Exercise task: Starting at the first line of the data, please print exactly those lines through the one that holds "import plotly.graph_objects as go", omitting every picture.

Dataset extract:
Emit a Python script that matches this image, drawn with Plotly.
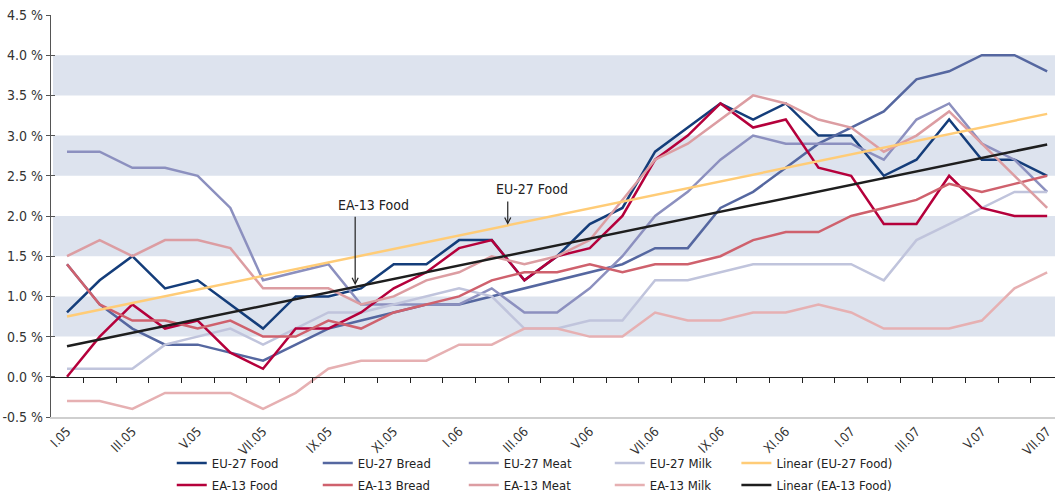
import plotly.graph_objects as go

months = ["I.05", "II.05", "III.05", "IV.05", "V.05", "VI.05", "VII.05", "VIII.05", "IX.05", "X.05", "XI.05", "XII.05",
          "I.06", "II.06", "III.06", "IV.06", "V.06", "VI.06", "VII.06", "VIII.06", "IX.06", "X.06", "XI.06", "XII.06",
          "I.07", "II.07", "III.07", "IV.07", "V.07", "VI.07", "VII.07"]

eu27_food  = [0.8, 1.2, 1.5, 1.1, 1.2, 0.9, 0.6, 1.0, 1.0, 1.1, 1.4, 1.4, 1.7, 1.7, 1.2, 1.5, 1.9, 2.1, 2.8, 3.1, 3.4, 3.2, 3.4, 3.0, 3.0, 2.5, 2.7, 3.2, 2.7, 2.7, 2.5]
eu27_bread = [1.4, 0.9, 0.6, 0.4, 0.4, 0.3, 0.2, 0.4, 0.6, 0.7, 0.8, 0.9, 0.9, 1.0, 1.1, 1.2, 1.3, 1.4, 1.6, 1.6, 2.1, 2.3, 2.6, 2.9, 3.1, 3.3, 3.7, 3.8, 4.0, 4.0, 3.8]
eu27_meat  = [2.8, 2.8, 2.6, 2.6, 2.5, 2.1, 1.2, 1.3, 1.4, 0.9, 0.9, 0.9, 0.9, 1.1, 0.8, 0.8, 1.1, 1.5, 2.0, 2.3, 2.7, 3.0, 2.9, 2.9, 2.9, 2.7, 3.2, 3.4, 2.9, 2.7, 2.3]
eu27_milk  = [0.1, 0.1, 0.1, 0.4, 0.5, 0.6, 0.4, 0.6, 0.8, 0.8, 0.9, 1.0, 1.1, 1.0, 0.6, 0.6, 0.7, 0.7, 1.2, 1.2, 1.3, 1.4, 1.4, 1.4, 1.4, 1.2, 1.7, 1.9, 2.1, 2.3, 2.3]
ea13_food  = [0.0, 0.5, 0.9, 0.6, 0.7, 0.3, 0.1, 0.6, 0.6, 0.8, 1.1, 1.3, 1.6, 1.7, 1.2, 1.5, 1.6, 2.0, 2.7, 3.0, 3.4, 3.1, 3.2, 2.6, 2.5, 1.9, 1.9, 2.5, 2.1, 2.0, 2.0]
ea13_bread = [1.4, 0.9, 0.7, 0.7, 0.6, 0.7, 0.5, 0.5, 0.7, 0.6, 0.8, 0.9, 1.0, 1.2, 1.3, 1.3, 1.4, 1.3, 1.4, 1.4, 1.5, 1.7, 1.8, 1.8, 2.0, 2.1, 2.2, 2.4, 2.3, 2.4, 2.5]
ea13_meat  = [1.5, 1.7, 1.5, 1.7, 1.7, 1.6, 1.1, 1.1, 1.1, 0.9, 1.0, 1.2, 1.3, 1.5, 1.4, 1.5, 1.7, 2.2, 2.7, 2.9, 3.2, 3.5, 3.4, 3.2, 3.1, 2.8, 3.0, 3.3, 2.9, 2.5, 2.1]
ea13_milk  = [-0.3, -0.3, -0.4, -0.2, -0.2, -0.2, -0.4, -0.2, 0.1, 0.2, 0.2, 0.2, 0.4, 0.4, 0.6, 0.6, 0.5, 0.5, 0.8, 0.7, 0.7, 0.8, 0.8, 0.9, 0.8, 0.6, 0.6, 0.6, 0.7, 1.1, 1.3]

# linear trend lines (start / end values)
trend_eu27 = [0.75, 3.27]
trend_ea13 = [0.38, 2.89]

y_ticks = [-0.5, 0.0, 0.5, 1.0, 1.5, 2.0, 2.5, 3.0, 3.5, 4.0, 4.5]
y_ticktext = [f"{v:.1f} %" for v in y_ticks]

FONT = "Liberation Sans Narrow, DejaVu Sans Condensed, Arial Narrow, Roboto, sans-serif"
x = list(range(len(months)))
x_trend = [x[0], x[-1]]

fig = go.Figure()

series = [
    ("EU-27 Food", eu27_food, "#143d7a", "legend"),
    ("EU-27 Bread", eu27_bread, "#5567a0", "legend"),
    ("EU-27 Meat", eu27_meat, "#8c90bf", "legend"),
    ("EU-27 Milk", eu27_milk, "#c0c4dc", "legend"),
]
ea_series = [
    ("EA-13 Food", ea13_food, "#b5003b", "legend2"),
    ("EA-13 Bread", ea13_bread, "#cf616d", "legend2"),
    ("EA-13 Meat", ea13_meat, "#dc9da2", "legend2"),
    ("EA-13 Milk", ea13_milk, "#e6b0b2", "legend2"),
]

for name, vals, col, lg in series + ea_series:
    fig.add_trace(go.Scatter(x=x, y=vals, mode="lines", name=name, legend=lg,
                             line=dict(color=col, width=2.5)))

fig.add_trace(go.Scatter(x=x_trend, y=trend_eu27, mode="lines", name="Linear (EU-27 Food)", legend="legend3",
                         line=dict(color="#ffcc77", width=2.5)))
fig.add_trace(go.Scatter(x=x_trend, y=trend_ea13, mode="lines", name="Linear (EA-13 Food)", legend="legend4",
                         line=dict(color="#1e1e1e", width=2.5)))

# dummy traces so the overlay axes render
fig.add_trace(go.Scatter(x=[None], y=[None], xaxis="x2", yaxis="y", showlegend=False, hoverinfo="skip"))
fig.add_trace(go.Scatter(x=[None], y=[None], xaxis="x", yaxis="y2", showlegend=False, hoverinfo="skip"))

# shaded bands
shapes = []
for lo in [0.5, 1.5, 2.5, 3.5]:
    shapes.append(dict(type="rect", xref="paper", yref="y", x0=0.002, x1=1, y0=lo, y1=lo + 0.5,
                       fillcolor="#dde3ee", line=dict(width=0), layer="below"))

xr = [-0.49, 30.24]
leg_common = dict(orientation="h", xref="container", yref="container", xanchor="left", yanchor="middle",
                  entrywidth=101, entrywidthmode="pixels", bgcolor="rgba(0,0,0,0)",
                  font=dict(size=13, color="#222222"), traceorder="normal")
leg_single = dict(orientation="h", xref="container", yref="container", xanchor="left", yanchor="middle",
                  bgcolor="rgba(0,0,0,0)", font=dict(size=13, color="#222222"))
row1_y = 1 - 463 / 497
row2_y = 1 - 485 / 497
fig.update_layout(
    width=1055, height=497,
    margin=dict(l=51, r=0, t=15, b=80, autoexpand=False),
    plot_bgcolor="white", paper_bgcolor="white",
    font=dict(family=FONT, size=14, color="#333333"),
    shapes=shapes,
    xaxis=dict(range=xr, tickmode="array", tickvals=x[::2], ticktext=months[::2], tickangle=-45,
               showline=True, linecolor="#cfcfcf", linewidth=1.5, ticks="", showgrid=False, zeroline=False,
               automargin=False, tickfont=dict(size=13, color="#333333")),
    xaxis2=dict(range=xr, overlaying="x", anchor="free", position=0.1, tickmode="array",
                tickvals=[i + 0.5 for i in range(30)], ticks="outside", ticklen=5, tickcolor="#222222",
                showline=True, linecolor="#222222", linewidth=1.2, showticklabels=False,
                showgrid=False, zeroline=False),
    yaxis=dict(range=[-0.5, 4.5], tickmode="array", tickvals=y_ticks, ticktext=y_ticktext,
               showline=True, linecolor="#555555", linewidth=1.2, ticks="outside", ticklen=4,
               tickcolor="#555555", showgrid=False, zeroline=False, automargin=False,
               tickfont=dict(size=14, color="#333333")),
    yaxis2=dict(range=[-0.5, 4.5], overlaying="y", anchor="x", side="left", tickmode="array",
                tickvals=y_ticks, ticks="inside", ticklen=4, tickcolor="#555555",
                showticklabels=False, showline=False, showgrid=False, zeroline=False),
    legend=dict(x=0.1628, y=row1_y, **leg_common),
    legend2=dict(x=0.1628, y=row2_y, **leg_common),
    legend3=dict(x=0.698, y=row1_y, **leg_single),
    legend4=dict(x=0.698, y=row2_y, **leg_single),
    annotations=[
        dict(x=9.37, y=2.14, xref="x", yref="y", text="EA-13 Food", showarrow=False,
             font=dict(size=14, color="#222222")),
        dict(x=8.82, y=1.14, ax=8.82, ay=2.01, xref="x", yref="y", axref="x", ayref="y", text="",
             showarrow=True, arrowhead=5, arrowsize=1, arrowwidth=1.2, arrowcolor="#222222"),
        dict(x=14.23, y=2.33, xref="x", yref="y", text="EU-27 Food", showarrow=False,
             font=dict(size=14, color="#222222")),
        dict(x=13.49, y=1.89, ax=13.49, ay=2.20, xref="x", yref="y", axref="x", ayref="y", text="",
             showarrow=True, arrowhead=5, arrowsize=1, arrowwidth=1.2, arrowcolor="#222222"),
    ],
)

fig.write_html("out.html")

Result of this exercise:
Emit a Python script that matches this image, drawn with Plotly.
import plotly.graph_objects as go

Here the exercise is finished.